La criminalità organizzata all’interno del calcio non è certo una novità: perché, quindi, non se ne parla? Perché nessuno è in grado di osservare in faccia la realtà e di proporre, una volta per tutte, una vera lotta contro un parassita tanto potente? Invece di occuparsi di Federazione e di riforme (alcune delle quali peraltro prevederebbero l’ingresso dei tifosi nelle società…), perché non mettere come priorità quella di ripulire il tifo organizzato dai criminali e di recidere gli eventuali rapporti con tesserati o la loro influenza sulle società sportive? Si parla spesso (ma mai troppo) di lotta alla criminalità in molti altri settori: forse vuol dire che il calcio non è poi così importante? Eppure è una delle “aziende” che fattura maggiormente in Italia (quasi 4 miliardi), a dimostrazione che si tratta di una forza importante del tessuto socio-economico italiano.
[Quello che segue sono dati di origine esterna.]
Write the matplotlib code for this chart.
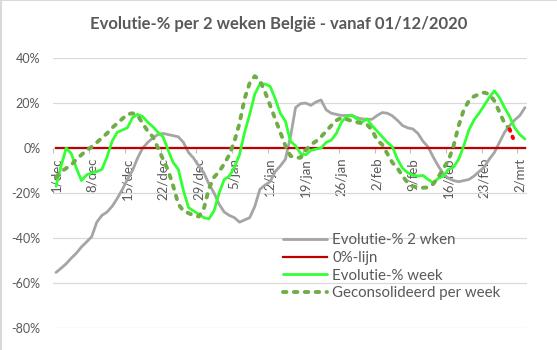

Può darsi, quindi, che si tratti di pura omertà? Che colpire il calcio significherebbe colpire potenziali elettori e, quindi, interessi contigui spesso loschi e per niente leciti? Tra l’altro, proprio in occasione di quest’ultima indagine, nel registro degli indagati sarebbe spuntato anche il nome di Manfredi Palmeri, consigliere regionale lombardo di centrodestra e consigliere comunale di Milano, con l’accusa “di corruzione tra privati in una tranche per i suoi rapporti con un imprenditore interessato a garantirsi l’aggiudicazione dell’appalto” per i parcheggi dello stadio di San Siro. Come si suol dire: al peggio non c’è mai fine. Siamo quindi di fronte all’ennesimo caso in cui la criminalità organizzata è riuscita ad entrare a far parte di un sistema lucrativo e molto profittevole. D’altronde, non si poteva pensare che il calcio, così popolare in Italia, fosse totalmente immune a un male tanto viscerale e radicato.